Hike in probate fees set to go ahead - Legal Comment
After a recent meeting of the House of Commons Scrutiny Committee, probate fees are set to be hiked up to £6,000 for the largest estates as the government plans to overhaul the death tax from April 2019, a measure delayed from 2017 due to the early general election. Stuart Adams, Associate in Mishcon de Reya's tax team highlights the impact that this will have on the 'ordinary' person:
It has now been confirmed following a House of Commons Scrutiny Committee meeting that in England and Wales, probate fees – paid when administering someone's estate after they die – will now be payable on a sliding scale based on the value of the estate, rather than as a flat fee. Currently, for estates worth over £5,000, the flat fee is £215, or £155 if a solicitor makes the application. From April 2019, the threshold at which one must pay a fee is to be lifted to £50,000. However, if the value exceeds £50,000 (most estates involving property) there will be an increase in the fee paid. The maximum charge is £6,000 for estates worth £2m+.
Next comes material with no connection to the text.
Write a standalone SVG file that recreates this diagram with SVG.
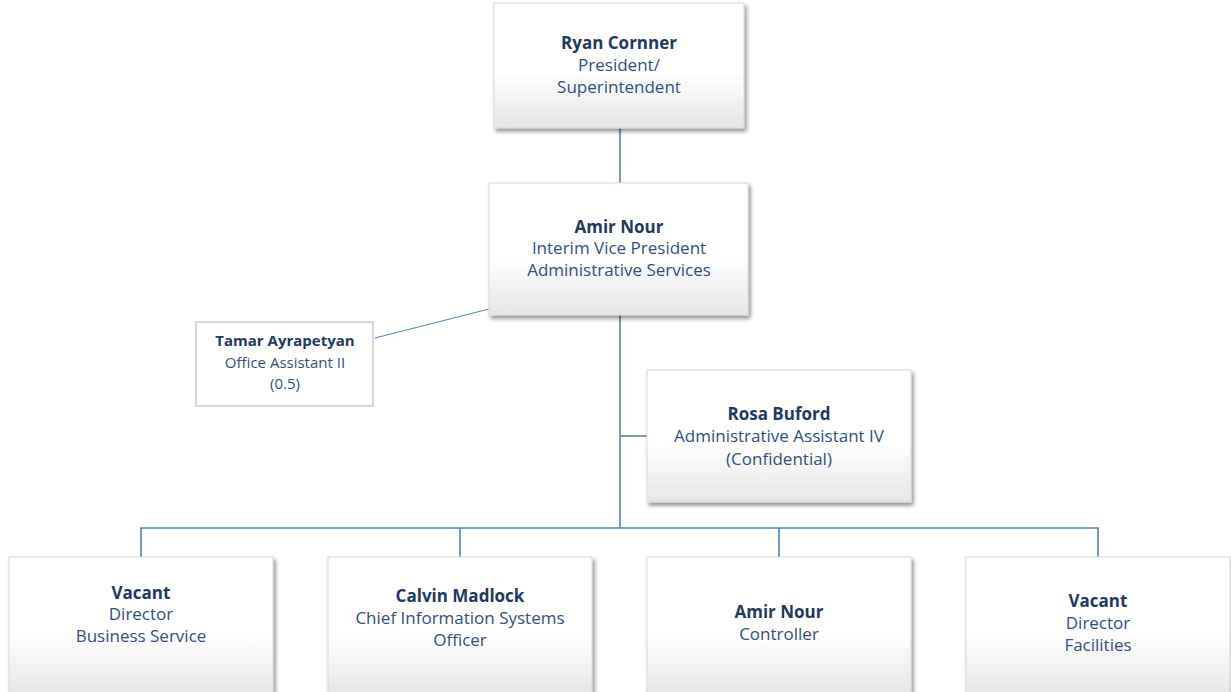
<svg xmlns="http://www.w3.org/2000/svg" width="1231" height="692" viewBox="0 0 1231 692">
<style>
.box{fill:url(#g);stroke:#d9d9d9;stroke-width:1;filter:url(#sh)}
.plain{fill:#fff;stroke:#bfbfbf;stroke-width:1.2}
.c{fill:none;stroke:#4f81bd;stroke-width:1.6}
text{font-family:"Open Sans","Liberation Sans",sans-serif;font-size:17px;text-anchor:middle}
.n{font-weight:bold;fill:#1f3864}
.t{fill:#2f4f86}
.s{font-size:15px}
</style>
<defs>
<linearGradient id="g" x1="0" y1="0" x2="0" y2="1">
<stop offset="0" stop-color="#ffffff"/>
<stop offset="0.55" stop-color="#ffffff"/>
<stop offset="1" stop-color="#e6e6e6"/>
</linearGradient>
<filter id="sh" x="-10%" y="-10%" width="125%" height="130%">
<feGaussianBlur in="SourceAlpha" stdDeviation="2"/>
<feOffset dx="1.5" dy="2.5" result="b"/>
<feComponentTransfer><feFuncA type="linear" slope="0.45"/></feComponentTransfer>
<feMerge><feMergeNode/><feMergeNode in="SourceGraphic"/></feMerge>
</filter>
</defs>
<rect width="1231" height="692" fill="#fff"/>
<g id="connectors">
<line class="c" x1="620" y1="128" x2="620" y2="183"/>
<line class="c" x1="620" y1="315" x2="620" y2="528"/>
<line class="c" x1="620" y1="436" x2="647" y2="436"/>
<line x1="375" y1="338" x2="489" y2="309" stroke="#4f81bd" stroke-width="1"/>
<polyline class="c" points="141,557 141,528 1098,528 1098,557"/>
<line class="c" x1="460" y1="528" x2="460" y2="557"/>
<line class="c" x1="779" y1="528" x2="779" y2="557"/>
</g>
<g id="president">
<rect class="box" x="494" y="3" width="250" height="125"/>
<text class="n" x="619" y="49">Ryan Cornner</text>
<text class="t" x="619" y="71">President/</text>
<text class="t" x="619" y="93">Superintendent</text>
</g>
<g id="vp">
<rect class="box" x="489" y="183" width="259" height="132"/>
<text class="n" x="619" y="233">Amir Nour</text>
<text class="t" x="619" y="254">Interim Vice President</text>
<text class="t" x="619" y="276">Administrative Services</text>
</g>
<g id="tamar">
<rect class="plain" x="196" y="322" width="177" height="84"/>
<text class="n s" x="285" y="346">Tamar Ayrapetyan</text>
<text class="t s" x="285" y="368">Office Assistant II</text>
<text class="t s" x="285" y="389">(0.5)</text>
</g>
<g id="rosa">
<rect class="box" x="647" y="370" width="264" height="132"/>
<text class="n" x="779" y="420">Rosa Buford</text>
<text class="t" x="779" y="442">Administrative Assistant IV</text>
<text class="t" x="779" y="465">(Confidential)</text>
</g>
<g id="business">
<rect class="box" x="9" y="557" width="264" height="140"/>
<text class="n" x="141" y="599">Vacant</text>
<text class="t" x="141" y="620">Director</text>
<text class="t" x="141" y="642">Business Service</text>
</g>
<g id="cio">
<rect class="box" x="328" y="557" width="264" height="140"/>
<text class="n" x="460" y="602">Calvin Madlock</text>
<text class="t" x="460" y="624">Chief Information Systems</text>
<text class="t" x="460" y="646">Officer</text>
</g>
<g id="controller">
<rect class="box" x="647" y="557" width="264" height="140"/>
<text class="n" x="779" y="618">Amir Nour</text>
<text class="t" x="779" y="640">Controller</text>
</g>
<g id="facilities">
<rect class="box" x="966" y="557" width="264" height="140"/>
<text class="n" x="1098" y="607">Vacant</text>
<text class="t" x="1098" y="629">Director</text>
<text class="t" x="1098" y="651">Facilities</text>
</g>
</svg>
The Ministry of Justice says the additional revenue will be used to fund the wider courts and tribunal service through an estimated £300m in additional income per annum.
This means the bereaved will effectively be subsidising other parts of the courts and tribunals service, even though they have no other option but to use the probate service. The fees will apply irrespective of who inherits the estate, unlike inheritance tax. So widows and charities will pay under the new regime.
The Law Society’s assessment of the proposal is that it amounts to a stealth tax and a misuse of the Lord Chancellor’s fee-levying power – a position that is shared by the Secondary Legislation Scrutiny Committee, the Joint Committee on Statutory Instruments, and the House of Lords.